Harrold’s piece is an interesting and unsatisfying–if only because he hurries over the argument–analysis of Lewis’s aesthetic principles and their relation to the Emerging Church.  Harrold effectively highlights the tension of cultural engagement for the Church, as it is difficult to dialog with a culture while simultaneously resisting its influences.   Harrold sees help in Lewis:

It would be much too modern, of course, to build anything on a blueprint, let alone one blueprint(!), but the incarnational aesthetic offered by Lewis is remarkably fluid, adaptive, and missional. More importantly, it modulates the EC’s passion for relevance with a relational phenomenology of sympathetic imagination that strongly resists, as St. Anne’s did in That Hideous Strength, potent cultural pressures of competitive individuality, on the one hand, and reductive homogenization (the proverbial “lowest common denominator”), on the other. However Lewis’ aesthetic is applied—in the creation of new forms of worship, new channels of literary endeavor (especially on the Internet), or sponsorship of the arts—it must be informed by the “The Grand Miracle.” The Incarnation was, after all, Lewis’ chief source of inspiration, and he devoted most of his life to letting it work its peculiar magic in his mind and craft. “It digs beneath the surface, works through the rest of our knowledge by unexpected channels, harmonises best with our deepest apprehensions and our ‘second thoughts,’” he observed, “and in union with these undermines our superficial opinions.”25 Ultimately, for Lewis, that’s what smuggling for God is all about.

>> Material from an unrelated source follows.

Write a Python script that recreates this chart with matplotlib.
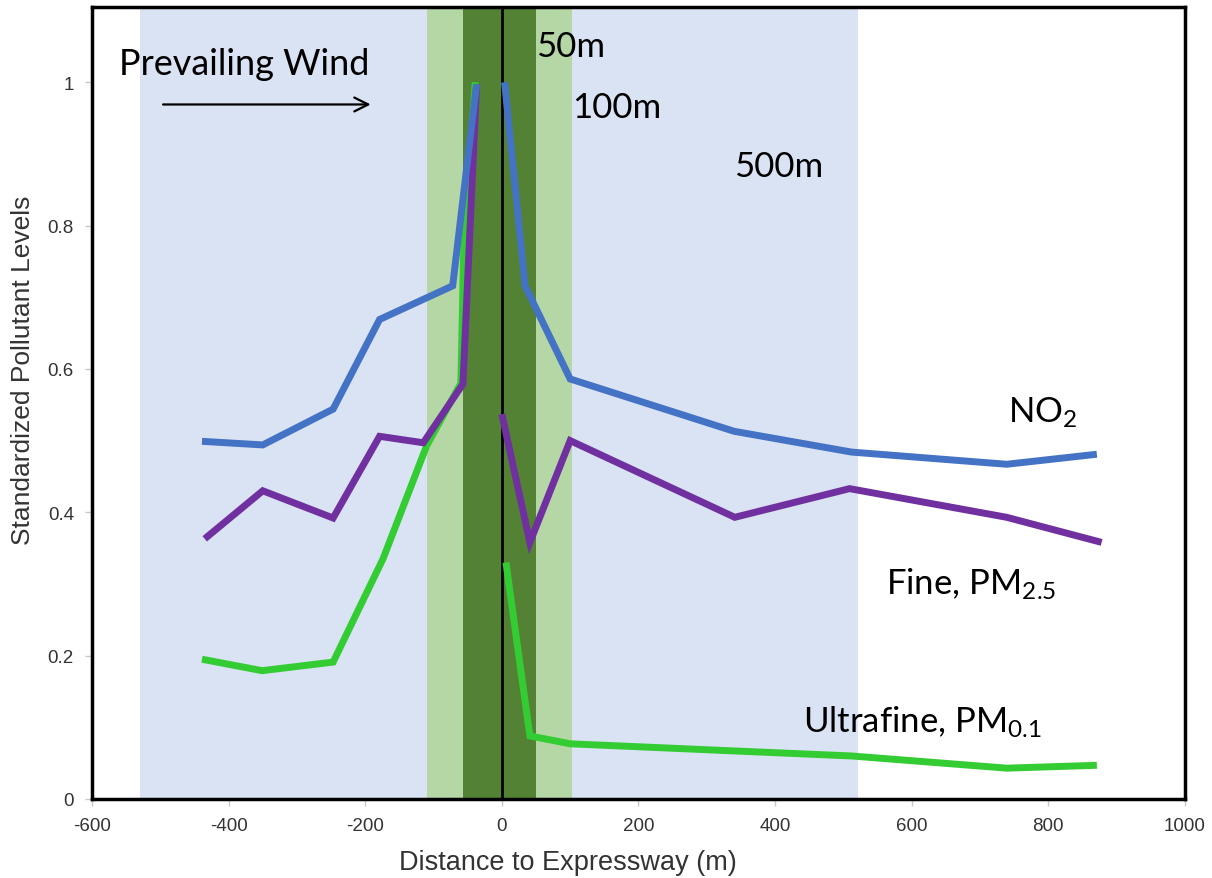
import matplotlib
matplotlib.use("Agg")
import matplotlib.pyplot as plt

# ---- data ----
no2_left_x = [-439, -350, -247, -179, -72, -37]
no2_left_y = [0.499, 0.494, 0.544, 0.669, 0.716, 0.997]
no2_right_x = [4, 34, 100, 340, 512, 739, 871]
no2_right_y = [1.0, 0.716, 0.586, 0.513, 0.484, 0.467, 0.481]

pm25_left_x = [-435, -350, -247, -179, -115, -57, -37]
pm25_left_y = [0.363, 0.430, 0.392, 0.506, 0.497, 0.579, 0.997]
pm25_right_x = [0, 41, 100, 341, 509, 739, 878]
pm25_right_y = [0.537, 0.358, 0.500, 0.393, 0.433, 0.393, 0.358]

pm01_left_x = [-439, -351, -247, -174, -110, -60, -56, -39]
pm01_left_y = [0.195, 0.179, 0.191, 0.335, 0.493, 0.580, 0.760, 1.0]
pm01_right_x = [6, 41, 100, 341, 512, 739, 871]
pm01_right_y = [0.330, 0.088, 0.077, 0.067, 0.060, 0.043, 0.047]

zone_500 = (-530, 522)
zone_100 = (-109, 103)
zone_50 = (-57, 50)

x_ticks = [-600, -400, -200, 0, 200, 400, 600, 800, 1000]
y_ticks = [0, 0.2, 0.4, 0.6, 0.8, 1.0]
y_tick_labels = ["0", "0.2", "0.4", "0.6", "0.8", "1"]

plt.rcParams["mathtext.fontset"] = "custom"
plt.rcParams["mathtext.rm"] = "Lato"
plt.rcParams["mathtext.it"] = "Lato"

fig = plt.figure(figsize=(12.12, 8.79), dpi=100)
ax = fig.add_axes([0.0759, 0.0899, 0.9777 - 0.0759, 0.9909 - 0.0899])

ax.axvspan(*zone_500, color="#DAE3F3", zorder=0, lw=0)
ax.axvspan(*zone_100, color="#B5D6A5", zorder=1, lw=0)
ax.axvspan(*zone_50, color="#548235", zorder=2, lw=0)
ax.axvline(0, color="black", lw=2, zorder=3)

lw = 5
green = "#33CC33"
purple = "#7030A0"
blue = "#4472C4"
for xs, ys, c, z in [(pm01_left_x, pm01_left_y, green, 4),
                     (pm01_right_x, pm01_right_y, green, 4),
                     (pm25_left_x, pm25_left_y, purple, 5),
                     (pm25_right_x, pm25_right_y, purple, 5),
                     (no2_left_x, no2_left_y, blue, 6),
                     (no2_right_x, no2_right_y, blue, 6)]:
    ax.plot(xs, ys, color=c, lw=lw, zorder=z, solid_joinstyle="miter",
            solid_capstyle="butt")

ax.set_xlim(-600, 1000)
ax.set_ylim(0, 1.105)
ax.set_xticks(x_ticks)
ax.set_xticklabels([str(t) for t in x_ticks])
ax.set_yticks(y_ticks)
ax.set_yticklabels(y_tick_labels)

for s in ax.spines.values():
    s.set_linewidth(2.5)
    s.set_color("black")
    s.set_zorder(10)

ax.tick_params(axis="both", direction="out", length=5, width=1, color="#C8C8C8",
               labelsize=13.5, labelcolor="#333333", pad=8)
for lab in ax.get_xticklabels() + ax.get_yticklabels():
    lab.set_family("Liberation Sans")

ax.set_xlabel("Distance to Expressway (m)", fontsize=19.5, family="Liberation Sans",
              color="#333333")
ax.xaxis.set_label_coords(0.435, -0.063)
ax.set_ylabel("Standardized Pollutant Levels", fontsize=19, family="Liberation Sans",
              color="#333333")
ax.yaxis.set_label_coords(-0.052, 0.543)

tf = dict(family="Lato", color="black", zorder=12, va="baseline", ha="left")
ax.text(-560, 1.011, "Prevailing Wind", fontsize=26, **tf)
ax.annotate("", xy=(-188, 0.969), xytext=(-500, 0.969),
            arrowprops=dict(arrowstyle="->", lw=1.6, color="black", mutation_scale=25),
            zorder=12)
ax.text(50, 1.036, "50m", fontsize=25, **tf)
ax.text(103, 0.951, "100m", fontsize=25, **tf)
ax.text(340, 0.869, "500m", fontsize=25, **tf)
ax.text(741, 0.526, r"NO$_\mathrm{2}$", fontsize=25, **tf)
ax.text(562, 0.286, r"Fine, PM$_\mathrm{2.5}$", fontsize=25, **tf)
ax.text(441, 0.0934, r"Ultrafine, PM$_\mathrm{0.1}$", fontsize=25, **tf)

fig.savefig("out.png", dpi=100, facecolor="white")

How Lewis’s incarnational aesthetics does this is left disappointingly unclear (at least to this reader).  Perhaps other readers can discern what I am missing.

But the notion that Christians should smuggle in the Gospel–a word, as Harrold points out, that Lewis used–is worth further reflection.  Though Harrold directs his attention toward the social nature of the Incarnation, it seems the secretive nature of the incarnation is more pertinent to his case.  The paradox of his ministry is that he is often telling individuals to not tell others about him, particularly in the Gospel of Mark.  He reveals Himself in and through his hiding, as it were.

This is the tension of cultural engagement.  We must smuggle the Gospel into the world and shape the hearts and minds of those around us, so that when confronted by the King they are able to recognize Him as King.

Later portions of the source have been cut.